The armies of the Pandavas and Kauravas are assembled at Kurukshetra. Lord Krishna is driving the Pandava Prince, Arjuna's chariot. Arjuna wants to see the opponents more clearly so he requests Lord Krishna, to drive his chariot into the midst of armies. The mighty warrior Arjuna sees his friends and relatives standing on the opposite side. He is filled with compassion and remorse and looses his interest in fighting.
Arjuna feels that no good could come from the war, as it is sinful to kill one's family, under any circumstance. Arjuna casts his bow aside, seeing Arjuna's confusion, Lord Krishna starts speaking.
Those who are wise, lament neither for the living nor for dead. Everything exists eternally. Although there is always some pain in loosing loved ones, the wise undergo that pain with patience and tolerance. They push on without letting grief overwhelm and ruin their responsibilities.
Krishna reminds Arjuna that happiness comes from right action that is ones duty. Arjuna's duty as a warrior was to protect the virtuous. No unhappiness could arise from performing ones duty, even if it involved fighting.

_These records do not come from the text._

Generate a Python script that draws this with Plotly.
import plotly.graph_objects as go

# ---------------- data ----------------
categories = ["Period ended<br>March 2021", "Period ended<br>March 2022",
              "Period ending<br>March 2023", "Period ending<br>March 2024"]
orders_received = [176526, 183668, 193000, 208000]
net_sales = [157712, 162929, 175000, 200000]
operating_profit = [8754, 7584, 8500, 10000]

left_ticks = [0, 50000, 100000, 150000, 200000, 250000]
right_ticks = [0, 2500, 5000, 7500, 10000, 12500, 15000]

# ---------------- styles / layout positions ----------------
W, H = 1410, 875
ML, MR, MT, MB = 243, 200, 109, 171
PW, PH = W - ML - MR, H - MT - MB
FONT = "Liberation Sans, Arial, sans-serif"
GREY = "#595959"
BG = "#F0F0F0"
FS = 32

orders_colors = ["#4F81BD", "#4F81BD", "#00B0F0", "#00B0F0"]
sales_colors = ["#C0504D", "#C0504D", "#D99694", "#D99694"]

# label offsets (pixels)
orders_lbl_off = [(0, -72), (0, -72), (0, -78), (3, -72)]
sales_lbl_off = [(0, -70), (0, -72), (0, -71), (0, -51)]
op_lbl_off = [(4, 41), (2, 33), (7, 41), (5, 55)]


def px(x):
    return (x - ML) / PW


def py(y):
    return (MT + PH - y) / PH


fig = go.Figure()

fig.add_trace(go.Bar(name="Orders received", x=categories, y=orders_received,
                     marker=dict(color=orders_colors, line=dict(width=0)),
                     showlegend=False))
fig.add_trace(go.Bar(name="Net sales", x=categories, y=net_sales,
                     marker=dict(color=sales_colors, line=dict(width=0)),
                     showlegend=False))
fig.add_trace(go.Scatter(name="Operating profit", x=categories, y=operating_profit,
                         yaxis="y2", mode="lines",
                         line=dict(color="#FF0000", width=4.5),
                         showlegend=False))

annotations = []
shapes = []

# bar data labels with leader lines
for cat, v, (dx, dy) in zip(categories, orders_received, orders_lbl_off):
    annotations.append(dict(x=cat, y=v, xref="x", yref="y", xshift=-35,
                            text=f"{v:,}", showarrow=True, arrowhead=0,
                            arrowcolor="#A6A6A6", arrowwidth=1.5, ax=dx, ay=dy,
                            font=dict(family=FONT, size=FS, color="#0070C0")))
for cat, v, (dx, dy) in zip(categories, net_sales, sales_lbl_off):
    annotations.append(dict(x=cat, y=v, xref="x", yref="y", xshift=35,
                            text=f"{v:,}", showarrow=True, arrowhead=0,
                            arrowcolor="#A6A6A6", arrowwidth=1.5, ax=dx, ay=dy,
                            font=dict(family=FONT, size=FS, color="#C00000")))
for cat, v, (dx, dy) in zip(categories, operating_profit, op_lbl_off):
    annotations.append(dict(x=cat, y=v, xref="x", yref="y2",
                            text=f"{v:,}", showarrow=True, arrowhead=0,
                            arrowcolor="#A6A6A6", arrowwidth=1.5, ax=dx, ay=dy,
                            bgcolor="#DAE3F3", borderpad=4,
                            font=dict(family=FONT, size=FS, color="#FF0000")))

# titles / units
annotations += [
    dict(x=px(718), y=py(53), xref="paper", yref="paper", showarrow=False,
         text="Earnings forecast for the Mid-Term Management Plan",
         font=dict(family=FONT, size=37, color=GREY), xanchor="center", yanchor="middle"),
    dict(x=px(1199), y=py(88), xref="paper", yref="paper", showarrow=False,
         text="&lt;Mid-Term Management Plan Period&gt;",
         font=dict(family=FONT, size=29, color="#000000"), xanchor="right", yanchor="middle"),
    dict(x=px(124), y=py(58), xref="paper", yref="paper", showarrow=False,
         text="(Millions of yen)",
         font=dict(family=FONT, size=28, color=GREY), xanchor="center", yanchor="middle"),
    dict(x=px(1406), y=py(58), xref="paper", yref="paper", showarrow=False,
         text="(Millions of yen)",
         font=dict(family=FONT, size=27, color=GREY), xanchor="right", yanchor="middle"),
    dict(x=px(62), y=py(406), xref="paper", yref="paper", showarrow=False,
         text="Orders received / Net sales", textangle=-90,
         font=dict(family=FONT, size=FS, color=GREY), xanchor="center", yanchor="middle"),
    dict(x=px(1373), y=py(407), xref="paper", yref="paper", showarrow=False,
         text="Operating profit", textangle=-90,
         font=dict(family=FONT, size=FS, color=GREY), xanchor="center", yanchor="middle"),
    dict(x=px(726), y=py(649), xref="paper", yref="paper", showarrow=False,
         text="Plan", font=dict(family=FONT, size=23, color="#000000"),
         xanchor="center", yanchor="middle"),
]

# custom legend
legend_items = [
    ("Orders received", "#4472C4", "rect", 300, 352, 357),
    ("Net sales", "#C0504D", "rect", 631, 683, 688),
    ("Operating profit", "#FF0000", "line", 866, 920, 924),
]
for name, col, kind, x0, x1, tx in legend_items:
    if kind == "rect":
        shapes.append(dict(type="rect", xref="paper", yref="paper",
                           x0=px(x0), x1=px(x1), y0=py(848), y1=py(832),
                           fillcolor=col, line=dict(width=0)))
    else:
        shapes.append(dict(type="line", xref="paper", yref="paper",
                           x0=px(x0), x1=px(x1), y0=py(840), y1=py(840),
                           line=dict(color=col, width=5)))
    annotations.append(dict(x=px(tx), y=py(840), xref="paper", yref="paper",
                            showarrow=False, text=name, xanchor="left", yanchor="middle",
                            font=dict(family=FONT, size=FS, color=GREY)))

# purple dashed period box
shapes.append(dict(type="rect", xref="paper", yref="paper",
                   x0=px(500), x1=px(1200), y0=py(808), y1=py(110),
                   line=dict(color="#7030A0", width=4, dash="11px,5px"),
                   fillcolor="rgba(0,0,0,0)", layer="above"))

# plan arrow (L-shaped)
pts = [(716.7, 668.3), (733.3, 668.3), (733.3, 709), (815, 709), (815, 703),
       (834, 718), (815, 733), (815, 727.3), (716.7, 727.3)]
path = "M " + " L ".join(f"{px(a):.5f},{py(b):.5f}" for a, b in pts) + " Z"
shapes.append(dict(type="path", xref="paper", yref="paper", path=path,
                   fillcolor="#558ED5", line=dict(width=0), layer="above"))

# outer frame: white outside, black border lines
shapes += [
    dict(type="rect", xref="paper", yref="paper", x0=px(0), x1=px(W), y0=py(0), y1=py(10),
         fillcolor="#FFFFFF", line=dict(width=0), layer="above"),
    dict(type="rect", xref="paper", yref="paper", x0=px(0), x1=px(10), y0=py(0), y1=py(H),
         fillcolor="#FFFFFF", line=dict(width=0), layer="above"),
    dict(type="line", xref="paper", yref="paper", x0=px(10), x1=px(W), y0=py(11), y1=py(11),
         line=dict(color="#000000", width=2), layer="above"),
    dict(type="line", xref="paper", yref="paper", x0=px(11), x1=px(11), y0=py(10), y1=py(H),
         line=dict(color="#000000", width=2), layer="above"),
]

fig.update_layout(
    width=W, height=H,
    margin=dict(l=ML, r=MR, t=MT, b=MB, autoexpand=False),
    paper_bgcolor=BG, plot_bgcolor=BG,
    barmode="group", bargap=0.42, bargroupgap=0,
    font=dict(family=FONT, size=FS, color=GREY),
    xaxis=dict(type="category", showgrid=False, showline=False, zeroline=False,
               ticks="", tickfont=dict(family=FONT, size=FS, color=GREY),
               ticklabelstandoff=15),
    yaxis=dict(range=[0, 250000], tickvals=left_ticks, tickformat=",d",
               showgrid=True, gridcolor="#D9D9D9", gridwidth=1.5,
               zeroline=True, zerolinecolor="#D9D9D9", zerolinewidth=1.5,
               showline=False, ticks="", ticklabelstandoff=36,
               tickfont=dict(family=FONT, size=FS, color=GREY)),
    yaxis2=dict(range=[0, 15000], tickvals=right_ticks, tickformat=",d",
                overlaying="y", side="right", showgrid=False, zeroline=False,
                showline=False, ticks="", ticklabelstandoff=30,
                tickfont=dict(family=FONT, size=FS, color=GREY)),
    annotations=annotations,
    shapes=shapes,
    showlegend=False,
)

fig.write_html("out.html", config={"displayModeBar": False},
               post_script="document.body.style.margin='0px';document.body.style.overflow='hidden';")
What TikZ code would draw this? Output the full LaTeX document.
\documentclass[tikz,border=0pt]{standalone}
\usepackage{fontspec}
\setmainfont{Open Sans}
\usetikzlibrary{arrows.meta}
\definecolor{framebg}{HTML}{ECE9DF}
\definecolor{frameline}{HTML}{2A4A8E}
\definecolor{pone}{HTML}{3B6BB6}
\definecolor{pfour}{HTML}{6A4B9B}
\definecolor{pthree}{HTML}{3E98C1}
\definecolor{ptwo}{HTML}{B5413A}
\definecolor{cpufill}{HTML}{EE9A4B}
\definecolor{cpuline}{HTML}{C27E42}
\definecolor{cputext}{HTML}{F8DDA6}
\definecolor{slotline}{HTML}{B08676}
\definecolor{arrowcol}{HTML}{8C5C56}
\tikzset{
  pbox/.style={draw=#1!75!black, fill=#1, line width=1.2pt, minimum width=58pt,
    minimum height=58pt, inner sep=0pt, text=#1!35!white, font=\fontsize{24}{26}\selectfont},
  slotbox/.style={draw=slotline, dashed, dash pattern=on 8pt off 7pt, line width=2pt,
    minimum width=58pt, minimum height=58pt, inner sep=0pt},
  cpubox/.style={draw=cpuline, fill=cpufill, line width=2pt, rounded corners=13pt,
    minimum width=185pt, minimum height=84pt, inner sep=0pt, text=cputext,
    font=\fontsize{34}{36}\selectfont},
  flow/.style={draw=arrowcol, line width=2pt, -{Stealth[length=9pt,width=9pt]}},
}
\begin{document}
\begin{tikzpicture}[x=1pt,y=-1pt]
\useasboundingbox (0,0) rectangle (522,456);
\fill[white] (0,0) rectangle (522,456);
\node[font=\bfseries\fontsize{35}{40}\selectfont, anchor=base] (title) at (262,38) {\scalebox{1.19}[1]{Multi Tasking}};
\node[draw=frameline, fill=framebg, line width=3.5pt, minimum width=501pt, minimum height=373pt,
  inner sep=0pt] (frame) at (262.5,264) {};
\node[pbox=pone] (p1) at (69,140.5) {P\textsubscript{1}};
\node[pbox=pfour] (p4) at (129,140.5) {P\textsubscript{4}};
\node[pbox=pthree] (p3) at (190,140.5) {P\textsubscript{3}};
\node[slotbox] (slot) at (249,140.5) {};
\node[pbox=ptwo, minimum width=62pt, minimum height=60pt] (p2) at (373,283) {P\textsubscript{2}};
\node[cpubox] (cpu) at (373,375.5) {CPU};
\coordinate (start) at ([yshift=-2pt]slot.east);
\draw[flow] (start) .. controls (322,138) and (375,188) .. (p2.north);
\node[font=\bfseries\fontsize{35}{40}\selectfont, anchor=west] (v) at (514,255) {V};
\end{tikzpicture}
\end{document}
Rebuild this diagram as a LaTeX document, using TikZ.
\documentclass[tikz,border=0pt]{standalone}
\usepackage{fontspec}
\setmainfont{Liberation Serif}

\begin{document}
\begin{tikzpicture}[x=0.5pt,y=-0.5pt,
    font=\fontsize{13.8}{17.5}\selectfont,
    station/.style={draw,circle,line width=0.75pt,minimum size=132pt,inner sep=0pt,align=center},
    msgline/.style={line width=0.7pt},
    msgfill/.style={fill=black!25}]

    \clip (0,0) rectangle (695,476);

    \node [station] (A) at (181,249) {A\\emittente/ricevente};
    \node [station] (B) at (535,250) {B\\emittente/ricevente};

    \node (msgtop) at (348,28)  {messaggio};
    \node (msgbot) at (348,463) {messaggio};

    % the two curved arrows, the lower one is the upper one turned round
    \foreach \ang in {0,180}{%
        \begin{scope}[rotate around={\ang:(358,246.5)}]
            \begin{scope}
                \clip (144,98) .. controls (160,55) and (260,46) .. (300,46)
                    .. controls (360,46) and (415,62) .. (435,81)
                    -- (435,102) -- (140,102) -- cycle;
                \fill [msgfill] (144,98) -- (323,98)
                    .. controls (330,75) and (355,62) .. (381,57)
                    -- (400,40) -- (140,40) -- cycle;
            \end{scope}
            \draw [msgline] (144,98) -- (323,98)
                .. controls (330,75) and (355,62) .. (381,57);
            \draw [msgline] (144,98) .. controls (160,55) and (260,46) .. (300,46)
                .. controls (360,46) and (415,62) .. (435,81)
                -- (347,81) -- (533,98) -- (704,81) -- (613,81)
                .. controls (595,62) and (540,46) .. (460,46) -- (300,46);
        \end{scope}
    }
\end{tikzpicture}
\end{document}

Enlightenment, the ultimate goal, is best achieved by Wise Action in which one acts out of duty only, without personal attachment.
Arjuna asks Krishna to make it more clear whether he has to fight or to renunciate.
Krishna states, "Everyone has to engage himself in some sort of work according to his qualities. Work done can either cause bondage to the material world or it can liberate one. One may not give up work and prescribed duties all of a sudden; but by gradually developing consciousness of the Almighty. One can find oneself in a transcendental position without being influenced by the material senses by steady intelligence directed toward one's pure identity".
Krishna also instructs Arjuna to fight to set the proper example of duty, to fight, but with knowledge and detachment and without falling victim to his own attractions and aversions.
He then recommends Arjuna to regulate his senses, become fixed in his pure identity as a servant of Krishna, and thereby avoid lust's control. Then, with spiritual strength and deliberate intelligence, he should conquer that forceful enemy - lust.